BACKGROUND
AI-powered chatbots, using Large Language Models, may effectively answer questions from patients with hypertension, providing responses that are accurate, empathetic, and easy to read.
OBJECTIVE
This study evaluates the performance of three such chatbots in delivering quality responses.
METHODS
One hundred questions were randomly selected from the Reddit forum r/hypertension and submitted to three publicly available chatbots (ChatGPT-3.5, Microsoft Copilot, Gemini), anonymized as A, B, and C. Two independent medical professionals assessed the accuracy and empathy of their responses using Likert scales. Additionally, 300 responses were analyzed with the WebFX readability tool to measure various readability indices.
RESULTS
In total, 300 responses were evaluated.
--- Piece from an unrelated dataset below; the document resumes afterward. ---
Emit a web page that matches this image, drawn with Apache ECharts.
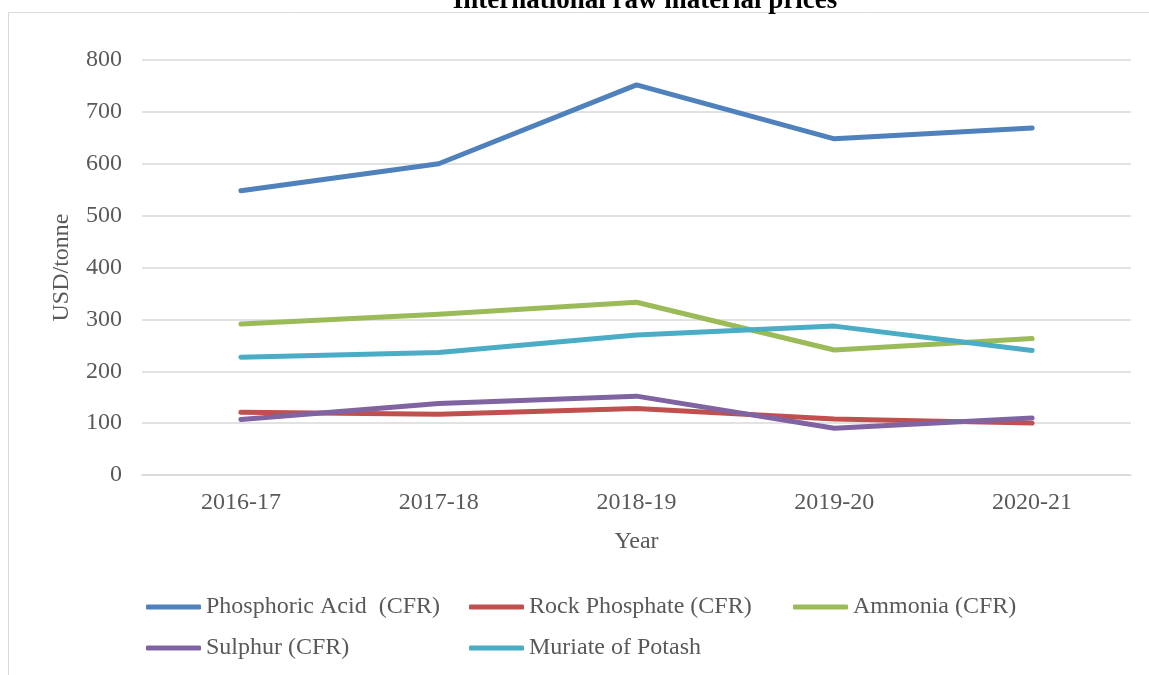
<!DOCTYPE html>
<html>
<head>
<meta charset="utf-8">
<title>International raw material prices</title>
<script src="https://cdn.jsdelivr.net/npm/echarts@6/dist/echarts.min.js"></script>
<style>
  html, body { margin: 0; padding: 0; background: #fff; }
  #chart { width: 1149px; height: 675px; }
</style>
</head>
<body>
<div id="chart"></div>
<script>
// chart data
var years = ['2016-17', '2017-18', '2018-19', '2019-20', '2020-21'];
var phosphoricAcid = [548, 600, 752, 648, 669];
var rockPhosphate = [121, 117, 128, 108, 100];
var ammonia = [291, 310, 333, 241, 263];
var sulphur = [107, 138, 152, 90, 110];
var muriateOfPotash = [227, 236, 270, 287, 240];

var seriesNames = ['Phosphoric Acid  (CFR)', 'Rock Phosphate (CFR)', 'Ammonia (CFR)',
                   'Sulphur (CFR)', 'Muriate of Potash'];
var seriesData = [phosphoricAcid, rockPhosphate, ammonia, sulphur, muriateOfPotash];
var seriesColors = ['#4F81BD', '#C0504D', '#9BBB59', '#8064A2', '#4BACC6'];

// legend slots (left, top) to mimic the two-row layout
var legendSlots = [[146, 593], [469, 593], [793, 593], [146, 634], [469, 634]];

var fontFamily = '"Liberation Serif", "Times New Roman", serif';
var textColor = '#595959';
var lineGray = '#d9d9d9';

var theChart = echarts.init(document.getElementById('chart'));

var series = seriesNames.map(function (name, i) {
  return {
    name: name,
    type: 'line',
    data: seriesData[i],
    symbol: 'none',
    smooth: false,
    color: seriesColors[i],
    lineStyle: { width: 5, color: seriesColors[i], cap: 'round', join: 'round' },
    z: 2 + i
  };
});

var legends = seriesNames.map(function (name, i) {
  return {
    data: [name],
    left: legendSlots[i][0],
    top: legendSlots[i][1],
    padding: 0,
    icon: 'roundRect',
    itemWidth: 55,
    itemHeight: 5,
    selectedMode: false,
    textStyle: { fontFamily: fontFamily, fontSize: 24, color: textColor, lineHeight: 28 }
  };
});

var option = {
  animation: false,
  backgroundColor: '#fff',
  textStyle: { fontFamily: fontFamily },
  // the title is cut off by the top edge in the reference, so draw it as plain text
  graphic: [{
    type: 'rect',
    shape: { x: 8.5, y: 12.5, width: 1200, height: 700 },
    style: { fill: null, stroke: lineGray, lineWidth: 1 },
    silent: true,
    z: -1
  }, {
    type: 'text',
    x: 645,
    y: 15,
    silent: true,
    style: {
      text: 'International raw material prices',
      font: 'bold 27px ' + fontFamily,
      fill: '#000',
      align: 'center',
      verticalAlign: 'bottom'
    }
  }],
  legend: legends,
  grid: { left: 142, right: 18, top: 60, bottom: 200 },
  xAxis: {
    type: 'category',
    data: years,
    boundaryGap: true,
    name: 'Year',
    nameLocation: 'middle',
    nameGap: 55,
    nameTextStyle: { fontFamily: fontFamily, fontSize: 24, color: textColor },
    axisLine: { show: true, lineStyle: { color: lineGray, width: 1.5 } },
    axisTick: { show: false },
    axisLabel: { margin: 16, fontFamily: fontFamily, fontSize: 24, color: textColor }
  },
  yAxis: {
    type: 'value',
    min: 0,
    max: 800,
    interval: 100,
    name: 'USD/tonne',
    nameLocation: 'middle',
    nameGap: 68,
    nameTextStyle: { fontFamily: fontFamily, fontSize: 24, color: textColor },
    axisLine: { show: false },
    axisTick: { show: false },
    axisLabel: { margin: 20, fontFamily: fontFamily, fontSize: 24, color: textColor },
    splitLine: { show: true, lineStyle: { color: lineGray, width: 1.5 } }
  },
  series: series
};

theChart.setOption(option);
</script>
</body>
</html>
Chatbot A generated the most extensive responses, with an average of 13 sentences per reply, while Chatbot B had the shortest replies. Chatbot C achieved the highest score on the Flesch Reading Ease Scale, indicating better readability, while Chatbot A scored the lowest. Other readability metrics, including the Flesch-Kincaid Grade Level, Gunning Fog Score, and others, also showed significant differences among the chatbots, reflecting variability in readability.
CONCLUSIONS
The study indicates that while all chatbots can produce professional responses, their readability varies significantly. These findings underscore the potential of AI chatbots in patient education. However, they also highlight the urgent need for further optimization to enhance the comprehensibility of their outputs.